Can I use this auto loan calculator without entering my personal information?

Absolutely. You never type your name, address, social security number, or credit score. All inputs are just dollar amounts, percentages, and months. This is one of the few no personal data car finance APR tools left online. Many competitor calculators ask for your income or employment status to “pre-qualify” you—that’s just lead generation. This tool has none of that.

Is a 72-month car loan with a lower APR better than a 60-month loan with a slightly higher APR?

This is the perfect question for a loan term vs APR comparison. Run both scenarios: 72 months at 5.5% APR vs. 60 months at 5.9% APR. The 60-month loan will have higher monthly payments but far lower total interest. The 72-month loan frees up cash flow but costs more overall. The tool shows you the total loan cost for each term, so you can decide if the monthly savings are worth the extra interest.

Why does the payment chart show mostly interest in the first year?

That’s called front-loaded interest, and it’s normal for amortized loans.
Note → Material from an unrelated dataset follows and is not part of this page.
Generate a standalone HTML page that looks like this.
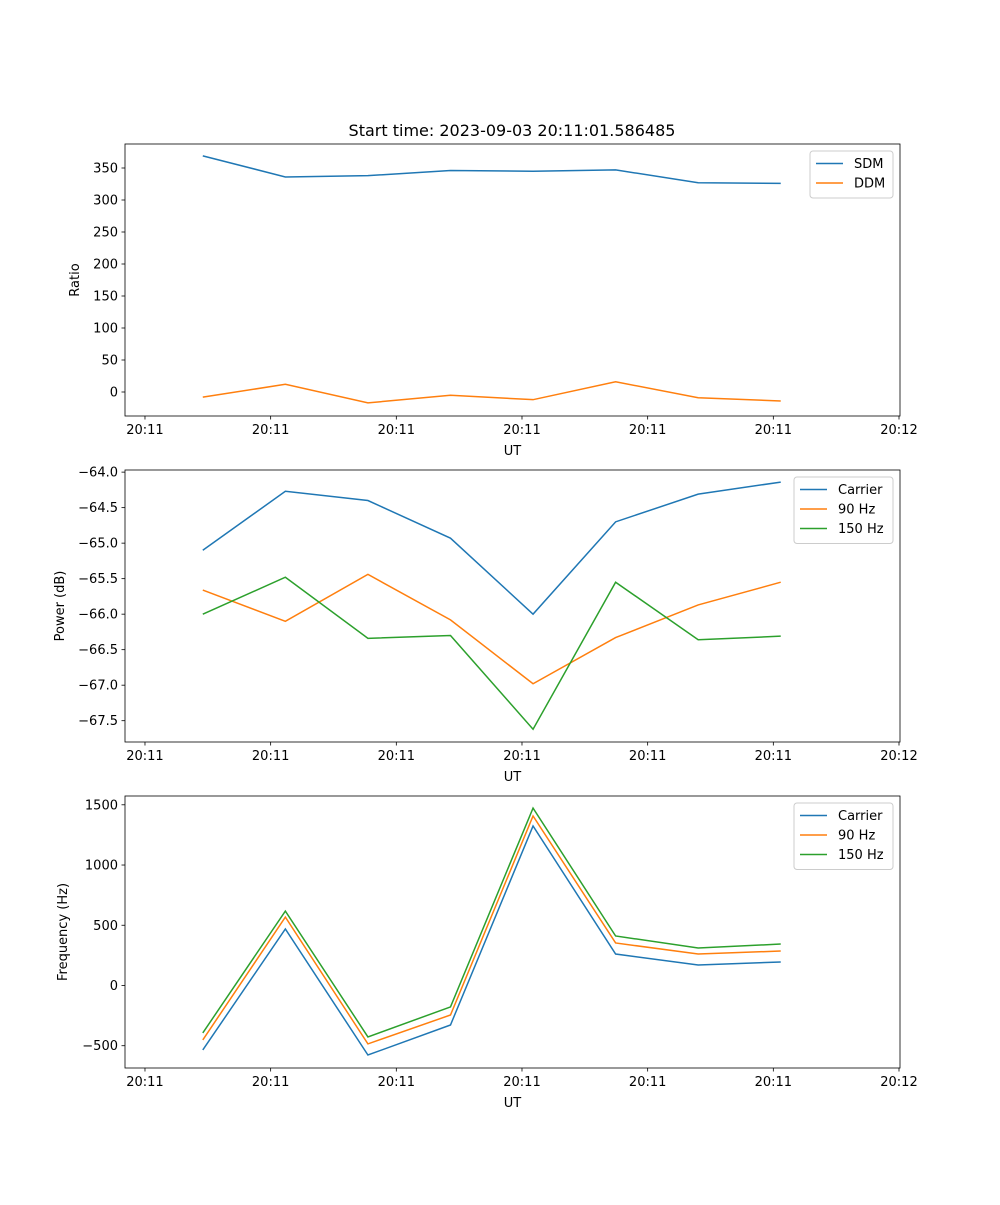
<!DOCTYPE html>
<html><head><meta charset="utf-8"><style>
body{margin:0;background:#fff}
svg text{font-family:"DejaVu Sans","Liberation Sans",sans-serif;fill:#000}
</style></head><body>
<svg id="fig" width="1000" height="1200" xmlns="http://www.w3.org/2000/svg"></svg>
<script>
const times=[4.6,11.17,17.74,24.31,30.88,37.45,44.02,50.59];
const xTickVals=[0,10,20,30,40,50,60];
const xTickLabels=["20:11","20:11","20:11","20:11","20:11","20:11","20:12"];
const sdm=[369,336,338,346,345,347,327,326];
const ddm=[-8,12,-17,-5,-12,16,-9,-14];
const pCarrier=[-65.10,-64.27,-64.40,-64.93,-66.0,-64.70,-64.31,-64.14];
const p90=[-65.66,-66.10,-65.44,-66.08,-66.98,-66.33,-65.87,-65.55];
const p150=[-66.0,-65.48,-66.34,-66.30,-67.62,-65.55,-66.36,-66.31];
const fCarrier=[-535,469,-577,-328,1324,261,170,195];
const f90=[-452,568,-485,-245,1407,353,261,286];
const f150=[-394,618,-427,-178,1473,411,311,344];
const ticks1=[0,50,100,150,200,250,300,350];
const ticks2=[-67.5,-67.0,-66.5,-66.0,-65.5,-65.0,-64.5,-64.0];
const ticks3=[-500,0,500,1000,1500];

const svg=document.getElementById('fig');
const NS='http://www.w3.org/2000/svg';
function mk(tag,attrs,parent){const e=document.createElementNS(NS,tag);for(const k in attrs)e.setAttribute(k,attrs[k]);(parent||svg).appendChild(e);return e;}
const L=125,R=900,xmin=-1.59,xmax=60.08;
function xs(t){return L+(t-xmin)/(xmax-xmin)*(R-L);}
const C=['#1f77b4','#ff7f0e','#2ca02c'];

function panel(name,top,bot,ymin,ymax,yticks,fmt,ylabel,series,names,legW){
  const g=mk('g',{},svg);
  
  
  const ys=v=>bot-(v-ymin)/(ymax-ymin)*(bot-top);
  series.forEach((s,si)=>{
    const p=mk('polyline',{points:s.map((v,i)=>xs(times[i])+','+ys(v)).join(' '),fill:'none',stroke:C[si],'stroke-width':1.5},g);
    
    
  });
  mk('rect',{x:L,y:top,width:R-L,height:bot-top,fill:'none',stroke:'#000','stroke-width':0.8},g);
  xTickVals.forEach((t,i)=>{const x=xs(t);
    mk('line',{x1:x,x2:x,y1:bot,y2:bot+3.5,stroke:'#000','stroke-width':0.8},g);
    const tx=mk('text',{x:x,y:bot+18,'text-anchor':'middle','font-size':13},g);tx.textContent=xTickLabels[i];
    
    
  });
  const xl=mk('text',{x:(L+R)/2,y:bot+39,'text-anchor':'middle','font-size':13},g);xl.textContent='UT';
  
  
  yticks.forEach(v=>{const y=ys(v);
    mk('line',{x1:L-3.5,x2:L,y1:y,y2:y,stroke:'#000','stroke-width':0.8},g);
    const tx=mk('text',{x:L-7,y:y+4.5,'text-anchor':'end','font-size':13},g);tx.textContent=fmt(v);
    
    
  });
  const yl=mk('text',{transform:`translate(${ylabel[1]},${(top+bot)/2}) rotate(-90)`,'text-anchor':'middle','font-size':13},g);yl.textContent=ylabel[0];
  
  
  const lg=mk('g',{},g);
  
  
  const lx=R-7-legW,ly=top+7,h=8+names.length*19.5;
  mk('rect',{x:lx,y:ly,width:legW,height:h,rx:3,fill:'#fff',stroke:'#ccc','stroke-width':1},lg);
  names.forEach((n,i)=>{const yy=ly+12.5+i*19.5;
    mk('line',{x1:lx+6,x2:lx+33,y1:yy,y2:yy,stroke:C[i],'stroke-width':1.5},lg);
    const t=mk('text',{x:lx+44,y:yy+4.5,'font-size':13},lg);t.textContent=n;
    
    
  });
}
const title=mk('text',{x:512,y:136,'text-anchor':'middle','font-size':16});
title.textContent='Start time: 2023-09-03 20:11:01.586485';


panel('ratio-panel',144,416,-37.5,387.5,ticks1,v=>String(v),['Ratio',79],[sdm,ddm],['SDM','DDM'],83);
panel('power-panel',470,742,-67.80,-63.97,ticks2,v=>(v<0?'−':'')+Math.abs(v).toFixed(1),['Power (dB)',64],[pCarrier,p90,p150],['Carrier','90 Hz','150 Hz'],99);
panel('frequency-panel',796,1068,-685,1573,ticks3,v=>(v<0?'−':'')+Math.abs(v),['Frequency (Hz)',67],[fCarrier,f90,f150],['Carrier','90 Hz','150 Hz'],99);
</script>
</body></html>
In the early months, most of your payment goes toward interest because the outstanding principal is highest. As you pay down the principal, the interest portion shrinks. The pie chart and loan summary don’t show a full amortization table (that would be a separate tool), but the interest vs. principal split gives you the big picture.

What is a good APR for a car loan right now?

A good APR depends on your credit score, loan term, and whether the car is new or used. As a rough benchmark (based on 2025 market conditions), new car APRs range from 4% to 7% for excellent credit, and 9% to 14% for fair credit. Used car APRs are typically 2-3% higher. This calculator doesn't track live rates—it helps you verify whether your offered APR is mathematically honest. Always compare the tool’s output against the Truth in Lending disclosure the dealer is required to give you.